General Counsel P.C. Highlight:
RN Expertise filed an agency-level protest challenging the agency’s cancellation decision. The Navy denied the protest and RN Expertise then filed its protest of the cancellation with GAO. RN Expertise argues that: (1) acquiring the services under the interagency agreement is actually more expensive than under a contract awarded to RN Expertise under the canceled RFP; and (2) the agency failed to consider “best value” as provided in the canceled solicitation when it decided to utilize the interagency agreement. GAO states that with regard to competitive negotiated acquisitions, Federal Acquisition Regulation (FAR) sect. 15.305(b) provides that “[t]he source selection authority may reject all proposals received in response to a solicitation, if doing so is in the best interest of the Government.” GAO has consistently held that an agency has broad authority to decide whether to cancel a solicitation issued under competitive negotiated procedures, and to do so need only establish a reasonable basis. GAO has recognized that the potential for cost savings provides a reasonable basis for cancellation. If a reasonable basis exists to cancel a solicitation, an agency may cancel the solicitation regardless of when the information first surfaces or should have been known, even if the solicitation is not canceled until after proposals have been submitted and evaluated, or even if discovered during the course of a protest.
GAO states that there is nothing in the record to suggest that utilizing the interagency agreement will be more expensive than award to RN Expertise under the canceled solicitation. The agreement expressly provides for charging DOD agencies two fixed rates, a rate for CONUS collections and a separate rate for OCONUS collections. These rates, when multiplied by the estimated number of tests identified in the solicitation, support the cost savings identified by the agency. The protester’s challenge to the cost savings is based not on these fixed rates, but on a calculated composite collection rate which the protester derives from prices of actual orders issued pursuant to the agreement. This composite rate, however, is based in part on orders for other than collection services. As a consequence, the protester’s arguments in this regard do not cast reasonable doubt on the agency’s findings.
In addition, the protester’s “best value” concern and its challenge to the legality of the interagency agreement are misplaced. Regarding the “best value” issue, the protester suggests that it was improper for the agency to consider solely cost savings in deciding to cancel the solicitation since the solicitation established the agency’s intent to obtain the “best value” through a price/technical tradeoff process, with technical factors being more important than price.
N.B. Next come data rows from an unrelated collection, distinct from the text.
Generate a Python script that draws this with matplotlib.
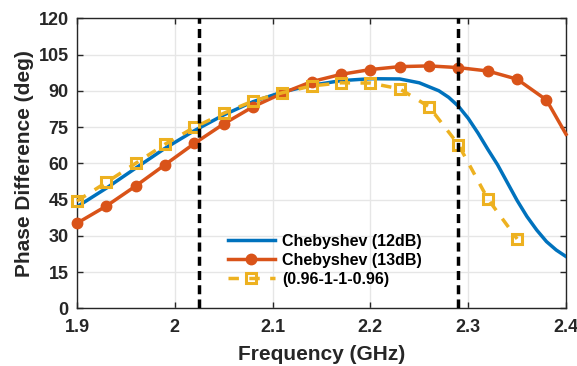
import matplotlib
matplotlib.use("Agg")
import matplotlib.pyplot as plt

# Chebyshev (12dB) response, sampled densely
f_cheb12 = [1.90, 1.93, 1.96, 1.99, 2.02, 2.05, 2.08, 2.11, 2.14, 2.17, 2.20,
            2.23, 2.25, 2.27, 2.28, 2.29, 2.30, 2.31, 2.32, 2.33, 2.34, 2.35,
            2.36, 2.37, 2.38, 2.39, 2.40]
ph_cheb12 = [42.0, 49.7, 58.0, 66.2, 73.5, 80.0, 85.5, 89.5, 92.3, 94.2, 95.0,
             94.9, 93.3, 90.0, 87.3, 83.6, 78.6, 72.5, 65.8, 59.4, 52.0, 44.6,
             38.0, 32.4, 27.6, 24.1, 21.4]

# Chebyshev (13dB) response (last sample at the band end has no marker)
f_cheb13 = [1.90, 1.93, 1.96, 1.99, 2.02, 2.05, 2.08, 2.11, 2.14, 2.17, 2.20,
            2.23, 2.26, 2.29, 2.32, 2.35, 2.38, 2.40]
ph_cheb13 = [35.2, 42.3, 50.6, 59.4, 68.2, 76.3, 83.4, 89.0, 93.8, 96.8, 98.8,
             100.0, 100.3, 99.6, 98.2, 94.8, 86.2, 72.0]

# (0.96-1-1-0.96) response
f_ratio = [1.90, 1.93, 1.96, 1.99, 2.02, 2.05, 2.08, 2.11, 2.14, 2.17, 2.20,
           2.23, 2.26, 2.29, 2.32, 2.35]
ph_ratio = [44.4, 52.1, 60.0, 67.9, 74.9, 80.7, 85.8, 89.2, 92.0, 93.3, 93.2,
            90.8, 83.4, 67.7, 45.3, 28.7]

# band edges
band_edges = [2.025, 2.29]

x_ticks = [1.9, 2.0, 2.1, 2.2, 2.3, 2.4]
x_tick_labels = ["1.9", "2", "2.1", "2.2", "2.3", "2.4"]
y_ticks = [0, 15, 30, 45, 60, 75, 90, 105, 120]

text_color = "#262626"
plt.rcParams["font.family"] = ["Liberation Sans", "DejaVu Sans"]
plt.rcParams["font.weight"] = "bold"

fig = plt.figure(figsize=(5.77, 3.66), dpi=100)
ax = fig.add_axes([0.1334, 0.1577, 0.8476, 0.7923])

ax.plot(f_cheb12, ph_cheb12, color="#0072BD", lw=2.5,
        label="Chebyshev (12dB)", zorder=3)
ax.plot(f_cheb13, ph_cheb13, color="#D95319", lw=2.5, marker="o", ms=7.5,
        mfc="#D95319", mec="#D95319", markevery=list(range(len(f_cheb13) - 1)),
        label="Chebyshev (13dB)", zorder=4, clip_on=False)
ax.plot(f_ratio, ph_ratio, color="#EDB120", lw=2.5, ls=(0, (3, 3)),
        marker="s", ms=7.5, mfc="none", mec="#EDB120", mew=2.2,
        label="(0.96-1-1-0.96)", zorder=5, clip_on=False)

for xe in band_edges:
    ax.axvline(xe, color="black", lw=2.5, ls=(0, (2.6, 1.5)), zorder=6)

ax.set_xlim(1.9, 2.4)
ax.set_ylim(0, 120)
ax.set_xticks(x_ticks)
ax.set_xticklabels(x_tick_labels)
ax.set_yticks(y_ticks)
ax.grid(True, color="#e6e6e6", lw=1.0, zorder=0)
ax.set_axisbelow(True)

ax.tick_params(axis="both", direction="in", length=4, width=1,
               colors=text_color, labelsize=13, top=True, right=True)
ax.tick_params(axis="x", pad=8)
ax.tick_params(axis="y", pad=6)
for lab in ax.get_xticklabels() + ax.get_yticklabels():
    lab.set_fontweight("bold")
for sp in ax.spines.values():
    sp.set_color(text_color)
    sp.set_linewidth(1.0)

ax.set_xlabel("Frequency (GHz)", fontsize=15, fontweight="bold",
              color=text_color, labelpad=6)
ax.set_ylabel("Phase Difference (deg)", fontsize=15, fontweight="bold",
              color=text_color, labelpad=3)

leg = ax.legend(loc="lower left", bbox_to_anchor=(0.285, 0.035), frameon=False,
                fontsize=11.5, handlelength=3.0, handletextpad=0.4,
                labelspacing=0.25, borderaxespad=0.3)
for t in leg.get_texts():
    t.set_color("black")
    t.set_fontweight("bold")

fig.savefig("out.png", dpi=100)
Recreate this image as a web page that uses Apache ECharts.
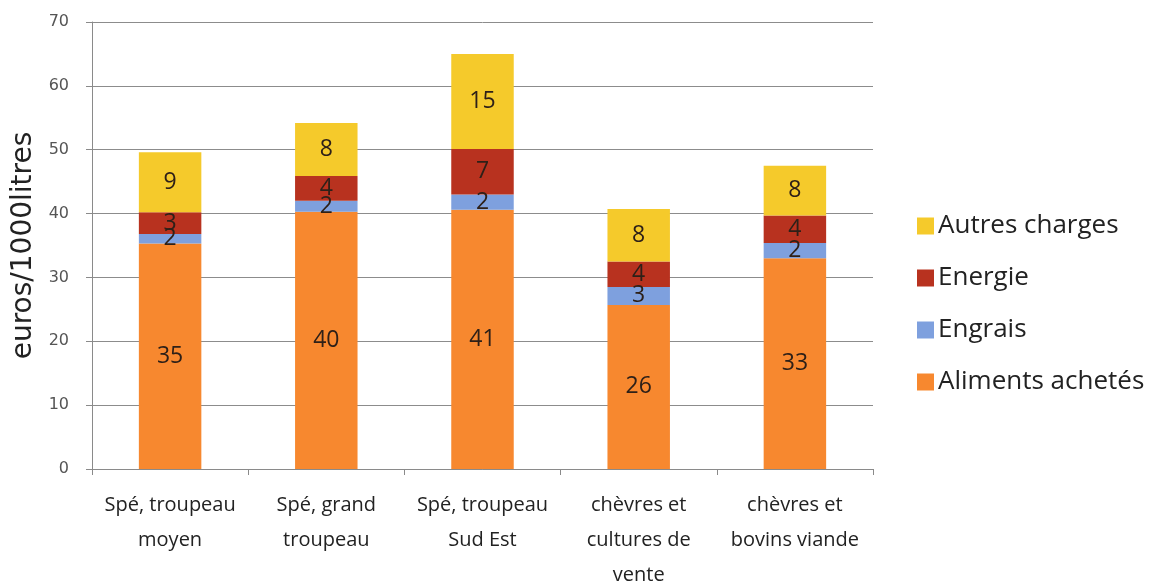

This argument is misplaced because, as noted above, an agency need only have a reasonable basis to cancel a solicitation, and the reasonable possibility of achieving cost savings provides such a basis. Because the “best value” issue relates to the intended award under the canceled solicitation and the protester has failed to explain how the award provisions of the canceled solicitation are relevant to our consideration of the reasonableness of the agency’s cost savings findings and cancellation decision, GAO has no basis to question the agency’s decision to cancel the RFP. The protest is denied.